エイベックスが今回両社の仲介を行ったのも、まさにそこに狙いがあります。例えば音楽ダウンロードの使用料は7.7%です。JASRACがそう定め、JRC・イーライセンスもそれに近い料率になっていますが、「CDより何故高いんだろう?」って不思議に思いませんか?
――たしかに、流通経路やトラッキングのしやすさを考えると……。
【阿南】JASRACとしては、サーバーにいったん録音する、そしてインタラクティブ配信をする、従って2つの権利を複合的に使っているので高いという考えなんです。
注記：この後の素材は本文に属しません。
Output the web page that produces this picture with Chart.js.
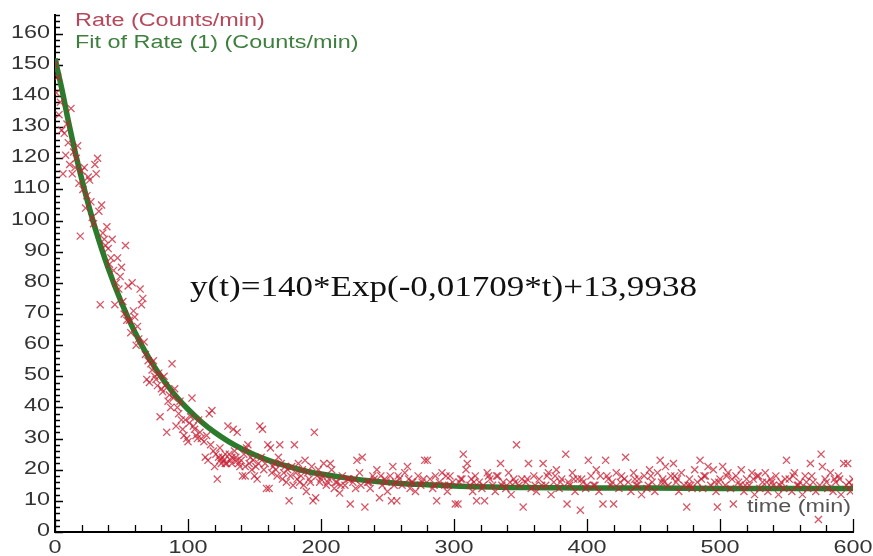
<!DOCTYPE html>
<html>
<head>
<meta charset="utf-8">
<script src="https://cdn.jsdelivr.net/npm/chart.js@4.4.1/dist/chart.umd.min.js"></script>
<style>
  html, body { margin: 0; padding: 0; background: #fff; }
  #wrap { width: 873px; height: 556px; }
</style>
</head>
<body>
<div id="wrap"><canvas id="rateChart" width="873" height="556"></canvas></div>
<script>
// measured count rate (time in min, rate in counts/min)
const times = [
  0, 1, 2, 3, 4, 5, 6, 7, 8, 9, 10, 11, 12, 13, 14, 15, 16, 17, 18, 19,
  20, 21, 22, 23, 24, 25, 26, 27, 28, 29, 30, 31, 32, 33, 34, 35, 36, 37, 38, 39,
  40, 41, 42, 43, 44, 45, 46, 47, 48, 49, 50, 51, 52, 53, 54, 55, 56, 57, 58, 59,
  60, 61, 62, 63, 64, 65, 66, 67, 68, 69, 70, 71, 72, 73, 74, 75, 76, 77, 78, 79,
  80, 81, 82, 83, 84, 85, 86, 87, 88, 89, 90, 91, 92, 93, 94, 95, 96, 97, 98, 99,
  100, 101, 102, 103, 104, 105, 106, 107, 108, 109, 110, 112, 114, 115, 116, 117, 118, 119, 120, 121,
  122, 123, 124, 125, 126, 127, 128, 129, 130, 131, 132, 133, 134, 135, 136, 137, 138, 139, 140, 141,
  142, 143, 144, 145, 146, 147, 148, 149, 150, 151, 152, 153, 154, 155, 156, 157, 158, 159, 160, 161,
  162, 163, 164, 165, 166, 167, 168, 169, 170, 171, 172, 173, 174, 175, 176, 177, 178, 179, 180, 181,
  182, 183, 184, 185, 186, 187, 188, 189, 190, 191, 192, 193, 194, 195, 196, 197, 198, 199, 200, 202,
  204, 206, 207, 208, 210, 212, 214, 216, 218, 220, 222, 224, 226, 227, 229, 231, 233, 235, 237, 239,
  242, 244, 246, 248, 250, 252, 253, 254, 256, 257, 259, 261, 263, 265, 267, 269, 271, 273, 275, 278,
  280, 282, 284, 287, 289, 291, 293, 295, 297, 299, 301, 303, 305, 307, 309, 310, 312, 314, 316, 317,
  319, 321, 323, 325, 327, 329, 331, 333, 335, 337, 339, 341, 343, 345, 347, 349, 352, 354, 356, 358,
  360, 362, 364, 367, 369, 371, 373, 375, 377, 379, 381, 384, 385, 387, 389, 391, 393, 395, 397, 399,
  401, 403, 405, 407, 409, 412, 414, 416, 418, 420, 422, 424, 426, 429, 431, 433, 435, 437, 439, 441,
  443, 445, 447, 449, 451, 453, 455, 457, 459, 461, 463, 465, 467, 469, 471, 473, 475, 477, 479, 481,
  483, 485, 487, 489, 491, 493, 495, 497, 498, 500, 502, 504, 506, 508, 510, 512, 514, 516, 518, 520,
  522, 524, 526, 528, 530, 532, 534, 536, 538, 540, 542, 544, 546, 548, 550, 552, 554, 556, 558, 560,
  562, 564, 566, 568, 570, 572, 574, 576, 577, 579, 581, 583, 585, 587, 589, 591, 593, 595, 596, 598,
  600,
  // second pass of the dense band
  205, 215, 225, 236, 245, 255, 266, 276, 286, 296, 306, 315, 326, 336, 346, 355, 366, 376, 386, 396,
  406, 415, 425, 436, 446, 456, 466, 476, 486, 496, 505, 515, 525, 535, 545, 555, 565, 575, 586, 597,
  // third pass
  201, 211, 221, 230, 240, 249, 258, 268, 277, 285, 294, 304, 313, 322, 332, 342, 351, 361, 370, 380,
  390, 400, 410, 419, 428, 438, 448, 458, 468, 478, 488, 499, 509, 519, 529, 539, 549, 559, 569, 580,
  590, 599, 113, 124, 128, 133, 137, 143, 147, 151
];
const rates = [
  150, 141, 146, 134, 138, 129, 115, 128, 121, 131, 125, 118, 136, 115, 122, 117, 120, 124, 112, 95,
  116, 110, 117, 104, 108, 114, 113, 106, 101, 99, 118, 115, 120, 103, 73, 105, 96, 94, 92, 98,
  91, 86, 88, 94, 84, 73, 80, 88, 78, 82, 85, 74, 70, 92, 68, 79, 68, 64, 80, 71,
  69, 60, 66, 62, 78, 73, 75, 61, 57, 49, 55, 48, 54, 52, 55, 50, 49, 47, 51, 37,
  46, 45, 50, 47, 32, 42, 44, 40, 54, 43, 46, 34, 40, 38, 42, 36, 33, 31, 36, 30,
  29, 35, 37, 43, 34, 33, 31, 30, 36, 32, 30, 29, 31, 23, 38, 28, 39, 26, 21, 25,
  17, 24, 27, 22, 24, 23, 25, 22, 34, 25, 23, 22, 33, 26, 24, 32, 22, 21, 23, 18,
  25, 18, 27, 28, 22, 24, 20, 23, 18, 21, 17, 22, 34, 24, 33, 20, 22, 14, 28, 14,
  27, 19, 21, 22, 20, 18, 24, 28, 22, 17, 19, 21, 16, 20, 10, 18, 21, 15, 28, 19,
  17, 22, 16, 18, 20, 15, 23, 13, 19, 17, 16, 21, 10, 32, 11, 18, 20, 16, 17, 22,
  15, 17, 22, 20, 14, 16, 12.5, 18, 15, 17, 9, 16, 14, 23, 19, 24, 8, 16, 14, 18,
  20, 11, 15, 17, 13, 18, 10, 21, 16, 10, 17, 15, 19, 21, 14, 16, 13, 18, 15, 23,
  23, 17, 14, 10, 16, 19, 15, 13, 18, 16, 9, 9, 17, 25, 20, 22, 15, 13, 18, 10,
  16, 14, 10, 19, 17, 15, 13, 18, 22, 16, 14, 19, 12, 17, 28, 15, 8, 16, 22, 14,
  18, 13, 17, 22, 15, 19, 12, 16, 20, 14, 17, 25, 9, 15, 19, 13, 17, 7, 16, 14,
  23, 18, 15, 20, 13, 9, 23, 17, 15, 9, 19, 14, 18, 24, 16, 13, 19, 15, 17, 12,
  18, 14, 20, 16, 13, 19, 23, 17, 21, 15, 18, 22, 16, 13, 19, 15, 8, 17, 14, 20,
  16, 23, 14, 18, 21, 15, 20, 13, 8, 17, 21, 15, 19, 14, 9, 18, 16, 20, 13, 17,
  15, 19, 12, 18, 14, 16, 19, 13, 17, 15, 18, 12, 16, 14, 23, 17, 13, 19, 15, 16,
  12, 18, 14, 22, 16, 13, 4, 25, 21, 17, 14, 19, 13, 16, 18, 12, 22, 15, 22, 13,
  17,
  16, 15, 17, 16, 18, 15, 17, 16, 18, 15, 17, 16, 18, 15, 16, 17, 15, 18, 16, 17,
  15, 18, 16, 17, 15, 16, 18, 15, 17, 16, 18, 15, 17, 16, 15, 18, 16, 15, 17, 16,
  18, 16, 17, 15, 17, 16, 18, 16, 17, 15, 18, 16, 17, 15, 18, 16, 17, 15, 18, 16,
  17, 15, 18, 16, 17, 15, 18, 16, 17, 15, 18, 16, 17, 15, 18, 16, 17, 15, 18, 16,
  17, 15, 24, 23, 22, 24, 23, 21
];

const fitTimes = [0, 5, 10, 15, 20, 25, 30, 40, 50, 60, 70, 80, 90, 100, 110, 120, 130, 140, 150, 160,
  170, 180, 190, 200, 220, 240, 260, 280, 300, 350, 400, 450, 500, 550, 600];
const fitRates = [152, 142.5, 132, 122.3, 113.5, 105.3, 97.8, 84.7, 73.6, 64.2, 56.3, 49.7, 44.1, 39.4, 35.4, 32, 29.2, 26.8, 24.8, 23.1,
  21.7, 20.5, 19.4, 18.6, 17.3, 16.3, 15.6, 15.2, 14.8, 14.3, 14.1, 14.1, 14, 14, 14];

const xTickLabels = [0, 100, 200, 300, 400, 500, 600];
const yTickLabels = [0, 10, 20, 30, 40, 50, 60, 70, 80, 90, 100, 110, 120, 130, 140, 150, 160];

const legendLabels = ['Rate (Counts/min)', 'Fit of Rate (1) (Counts/min)'];
const equation = 'y(t)=140*Exp(-0,01709*t)+13,9938';
const xTitle = 'time (min)';

const rateColor = 'rgba(200, 30, 50, 0.75)';
const fitColor = '#2c7a2c';
const sansFont = '"Liberation Sans", Arial, sans-serif';
const stretch = 1.3; // the original picture is widened

function wideText(ctx, text, x, y, align) {
  const w = ctx.measureText(text).width * stretch;
  let left = x;
  if (align === 'right') left = x - w;
  if (align === 'center') left = x - w / 2;
  ctx.save();
  ctx.translate(left, y);
  ctx.scale(stretch, 1);
  ctx.textAlign = 'left';
  ctx.fillText(text, 0, 0);
  ctx.restore();
}

// inner ticks, tick labels, titles and equation text
const overlay = {
  id: 'overlay',
  beforeDatasetsDraw(chart) {
    const ctx = chart.ctx;
    const area = chart.chartArea;
    const x = chart.scales.x, y = chart.scales.y;
    ctx.save();
    ctx.strokeStyle = '#000';
    ctx.lineWidth = 1.3;
    ctx.beginPath();
    for (let v = 0; v <= y.max; v += 2) {
      const py = Math.round(y.getPixelForValue(v)) + 0.5;
      const len = v % 10 === 0 ? 8 : 5;
      ctx.moveTo(area.left, py);
      ctx.lineTo(area.left + len, py);
    }
    for (let t = 0; t <= x.max; t += 20) {
      const px = Math.round(x.getPixelForValue(t)) + 0.5;
      const len = t % 100 === 0 ? 13 : 7;
      ctx.moveTo(px, area.bottom);
      ctx.lineTo(px, area.bottom - len);
    }
    ctx.stroke();

    ctx.fillStyle = '#333';
    ctx.font = '18px ' + sansFont;
    ctx.textBaseline = 'middle';
    yTickLabels.forEach(v => wideText(ctx, String(v), area.left - 5, y.getPixelForValue(v) - 1, 'right'));
    ctx.textBaseline = 'alphabetic';
    xTickLabels.forEach(t => wideText(ctx, String(t), x.getPixelForValue(t), area.bottom + 21, 'center'));

    ctx.font = '18px ' + sansFont;
    ctx.fillStyle = '#555';
    wideText(ctx, xTitle, area.right - 2, area.bottom - 20, 'right');
    ctx.restore();
  },
  afterDraw(chart) {
    const ctx = chart.ctx;
    ctx.save();
    ctx.font = '18px ' + sansFont;
    ctx.textBaseline = 'alphabetic';
    ctx.fillStyle = '#b5485a';
    wideText(ctx, legendLabels[0], 75, 26, 'left');
    ctx.fillStyle = '#3d7f3d';
    wideText(ctx, legendLabels[1], 75, 48, 'left');

    // equation fitted to the width it has in the picture
    ctx.font = '30px "Liberation Serif", "DejaVu Serif", serif';
    ctx.fillStyle = '#111';
    const w = ctx.measureText(equation).width;
    ctx.translate(190, 296);
    ctx.scale(507 / w, 1);
    ctx.fillText(equation, 0, 0);
    ctx.restore();
  }
};

new Chart(document.getElementById('rateChart'), {
  type: 'scatter',
  data: {
    datasets: [
      {
        label: legendLabels[0],
        data: times.map((t, i) => ({ x: t, y: rates[i] })),
        pointStyle: 'crossRot',
        pointRadius: 5,
        borderColor: rateColor,
        backgroundColor: rateColor,
        borderWidth: 1.3,
        order: 0
      },
      {
        label: legendLabels[1],
        data: fitTimes.map((t, i) => ({ x: t, y: fitRates[i] })),
        showLine: true,
        pointRadius: 0,
        borderColor: fitColor,
        borderWidth: 5.5,
        cubicInterpolationMode: 'monotone',
        order: 1
      }
    ]
  },
  plugins: [overlay],
  options: {
    responsive: false,
    animation: false,
    layout: { padding: { top: 15, right: 20, left: 0, bottom: 0 } },
    plugins: {
      legend: { display: false },
      tooltip: { enabled: false }
    },
    scales: {
      x: {
        type: 'linear',
        min: 0,
        max: 600,
        afterFit: s => { s.height = 24; },
        ticks: { display: false, stepSize: 100 },
        grid: { drawOnChartArea: false, drawTicks: false },
        border: { color: '#000', width: 2 }
      },
      y: {
        min: 0,
        max: 166,
        afterFit: s => { s.width = 55; },
        ticks: { display: false, stepSize: 10 },
        grid: { drawOnChartArea: false, drawTicks: false },
        border: { color: '#000', width: 2 }
      }
    }
  }
});
</script>
</body>
</html>
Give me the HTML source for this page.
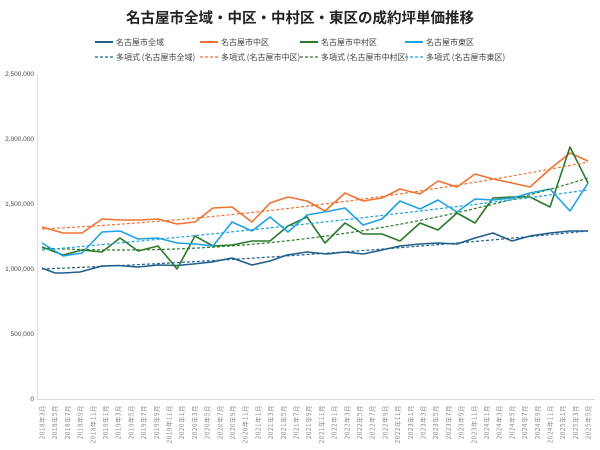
<!DOCTYPE html>
<html><head><meta charset="utf-8"><style>
body{margin:0;background:#fff;}
svg{display:block;font-family:"Liberation Sans","Noto Sans CJK JP",sans-serif;}
</style></head><body>
<svg width="600" height="450" xmlns="http://www.w3.org/2000/svg">
<rect width="600" height="450" fill="#fff"/>
<text x="300" y="23" text-anchor="middle" font-size="14.5" font-weight="bold" fill="#222" font-family="'Noto Sans CJK JP',sans-serif">名古屋市全域・中区・中村区・東区の成約坪単価推移</text>
<g font-size="8" fill="#444" font-family="'Noto Sans CJK JP',sans-serif">
<line x1="95" y1="42" x2="113" y2="42" stroke="#1f5f8b" stroke-width="2"/><text x="116" y="45">名古屋市全域</text>
<line x1="200" y1="42" x2="218" y2="42" stroke="#f07233" stroke-width="2"/><text x="221" y="45">名古屋市中区</text>
<line x1="300" y1="42" x2="318" y2="42" stroke="#2a7a2a" stroke-width="2"/><text x="321" y="45">名古屋市中村区</text>
<line x1="405" y1="42" x2="423" y2="42" stroke="#1ea3e0" stroke-width="2"/><text x="426" y="45">名古屋市東区</text>
<line x1="95" y1="57" x2="113" y2="57" stroke="#1f5f8b" stroke-width="1.2" stroke-dasharray="3,2"/><text x="116" y="60">多項式 (名古屋市全域)</text>
<line x1="200" y1="57" x2="218" y2="57" stroke="#f07233" stroke-width="1.2" stroke-dasharray="3,2"/><text x="221" y="60">多項式 (名古屋市中区)</text>
<line x1="300" y1="57" x2="318" y2="57" stroke="#2a7a2a" stroke-width="1.2" stroke-dasharray="3,2"/><text x="321" y="60">多項式 (名古屋市中村区)</text>
<line x1="405" y1="57" x2="423" y2="57" stroke="#1ea3e0" stroke-width="1.2" stroke-dasharray="3,2"/><text x="426" y="60">多項式 (名古屋市東区)</text>
</g>
<g font-size="6.5" fill="#444" text-anchor="end">
<text x="34" y="76">2,500,000</text>
<text x="34" y="141">2,000,000</text>
<text x="34" y="206">1,500,000</text>
<text x="34" y="271">1,000,000</text>
<text x="34" y="336">500,000</text>
<text x="34" y="401">0</text>
</g>
<line x1="37.5" y1="74" x2="37.5" y2="399" stroke="#ddd" stroke-width="1"/>
<line x1="37" y1="399.5" x2="595" y2="399.5" stroke="#ddd" stroke-width="1"/>
<g font-size="6.3" fill="#888" text-anchor="end" font-family="'Noto Sans CJK JP',sans-serif" letter-spacing="0.6">
<text transform="translate(44.5,405) rotate(-90)">2018年3月</text>
<text transform="translate(57.2,405) rotate(-90)">2018年5月</text>
<text transform="translate(69.9,405) rotate(-90)">2018年7月</text>
<text transform="translate(82.6,405) rotate(-90)">2018年9月</text>
<text transform="translate(95.3,405) rotate(-90)">2018年11月</text>
<text transform="translate(108,405) rotate(-90)">2019年1月</text>
<text transform="translate(120.7,405) rotate(-90)">2019年3月</text>
<text transform="translate(133.4,405) rotate(-90)">2019年5月</text>
<text transform="translate(146.1,405) rotate(-90)">2019年7月</text>
<text transform="translate(158.8,405) rotate(-90)">2019年9月</text>
<text transform="translate(171.5,405) rotate(-90)">2019年11月</text>
<text transform="translate(184.2,405) rotate(-90)">2020年1月</text>
<text transform="translate(196.9,405) rotate(-90)">2020年3月</text>
<text transform="translate(209.6,405) rotate(-90)">2020年5月</text>
<text transform="translate(222.3,405) rotate(-90)">2020年7月</text>
<text transform="translate(235,405) rotate(-90)">2020年9月</text>
<text transform="translate(247.7,405) rotate(-90)">2020年11月</text>
<text transform="translate(260.4,405) rotate(-90)">2021年1月</text>
<text transform="translate(273.1,405) rotate(-90)">2021年3月</text>
<text transform="translate(285.8,405) rotate(-90)">2021年5月</text>
<text transform="translate(298.5,405) rotate(-90)">2021年7月</text>
<text transform="translate(311.2,405) rotate(-90)">2021年9月</text>
<text transform="translate(323.9,405) rotate(-90)">2021年11月</text>
<text transform="translate(336.6,405) rotate(-90)">2022年1月</text>
<text transform="translate(349.3,405) rotate(-90)">2022年3月</text>
<text transform="translate(362,405) rotate(-90)">2022年5月</text>
<text transform="translate(374.7,405) rotate(-90)">2022年7月</text>
<text transform="translate(387.4,405) rotate(-90)">2022年9月</text>
<text transform="translate(400.1,405) rotate(-90)">2022年11月</text>
<text transform="translate(412.8,405) rotate(-90)">2023年1月</text>
<text transform="translate(425.5,405) rotate(-90)">2023年3月</text>
<text transform="translate(438.2,405) rotate(-90)">2023年5月</text>
<text transform="translate(450.9,405) rotate(-90)">2023年7月</text>
<text transform="translate(463.6,405) rotate(-90)">2023年9月</text>
<text transform="translate(476.3,405) rotate(-90)">2023年11月</text>
<text transform="translate(489,405) rotate(-90)">2024年1月</text>
<text transform="translate(501.7,405) rotate(-90)">2024年3月</text>
<text transform="translate(514.4,405) rotate(-90)">2024年5月</text>
<text transform="translate(527.1,405) rotate(-90)">2024年7月</text>
<text transform="translate(539.8,405) rotate(-90)">2024年9月</text>
<text transform="translate(552.5,405) rotate(-90)">2024年11月</text>
<text transform="translate(565.2,405) rotate(-90)">2025年1月</text>
<text transform="translate(577.9,405) rotate(-90)">2025年3月</text>
<text transform="translate(590.6,405) rotate(-90)">2025年5月</text>
</g>
<g fill="none" stroke-width="1.6" stroke-linejoin="round">
<polyline stroke="#1f5f8b" points="42,268 55,273 63,273 80,272 102,266 118,265.5 138,267 158,265 177,265.5 193,264 212,262 232,258 252,265 270,261 287,255 307,252 327,254 345,252 363,254 382,250 400,246 420,244 438,243 457,244 475,238 493,233 512,241 530,236 550,233 570,231 588,231"/>
<polyline stroke="#f07233" points="42,227 63,233 82,233 102,219 120,220 140,220 158,219 177,224 195,222 213,208 232,207 252,222 270,203 288,197 307,201 325,211 345,193 363,201 382,198 400,189 420,194 438,181 457,187 475,174 493,179 512,183 530,187 550,169 570,153 588,161"/>
<polyline stroke="#2a7a2a" points="42,247 63,255 82,250 102,252 120,238 138,251 158,246 177,269 195,236 213,246 232,245 252,241 270,241 288,226 307,217 325,243 345,223 363,234 382,234 400,241 420,223 438,230 457,213 475,223 493,198 512,197 530,197 550,207 570,147 588,183"/>
<polyline stroke="#1ea3e0" points="42,243 63,256 82,253 102,232 120,231 138,239 158,238 177,243 195,244 213,246 232,222 252,231 270,217 288,232 307,215 330,211 345,208 363,225 382,219 400,201 420,209 438,200 457,212 475,199 493,200 512,198 530,193 550,189 570,211 588,183"/>
</g>
<g fill="none" stroke-width="1.2" stroke-dasharray="3,2">
<path stroke="#1f5f8b" d="M42,269 Q315,258 588,231"/>
<path stroke="#f07233" d="M42,229 Q315,215 588,162"/>
<path stroke="#2a7a2a" d="M42,248 Q315,262 588,178"/>
<path stroke="#1ea3e0" d="M42,250 Q315,226 588,190"/>
</g>
</svg>
</body></html>
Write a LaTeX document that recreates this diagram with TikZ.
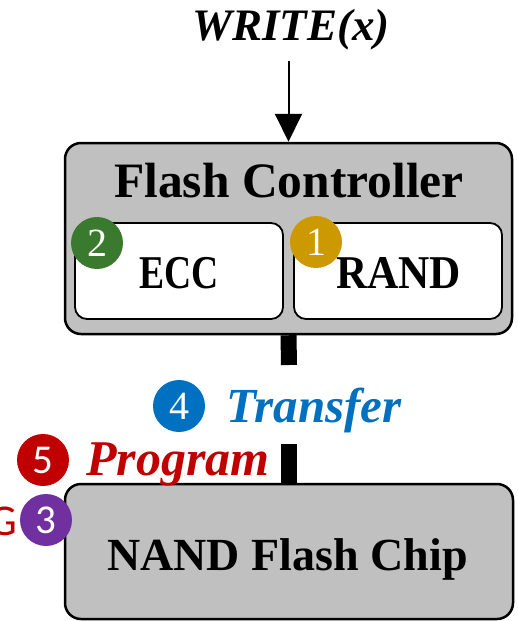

――複製部分での売上を配信においても残しておきたい、という考えが根底にあると。
【阿南】そう思うんですよね。それはユーザーから見れば、目の前にあるのは配信(送信)であって、その裏側で複製が行われているというのは、全く関係がない事情です。加えて、レコード会社はCD市場がシュリンクしていく中で、新しい音楽の楽しみ方を開発・提供していく必要がある。音楽配信やサブスクリプションの構築には巨額の投資が行われているわけです。
「利益が確保できるまでは使用料を少なくしてほしいな……」というのが利用者の本音なんです。新領域において音楽文化の発展を目指して、企業として先行投資を行っているにも関わらず、「作家の利益だけを守る」ということだけなると、「新規ビジネスで多額の使用料を取られるのだったら、やらない」という意見も各所から出てくるかもしれません。これが冒頭紹介した坂本龍一さんが指摘する「阻害要因」になりかねない、ということなんですね。
例えば「この配信サービスがリクープ(=投資回収が成立する)までは、使用料を低廉にしてください。利益が出てきたら段階的に上げていきましょう」といった柔軟な対応ができないものだろうか、と利用者はいつも思っているんです。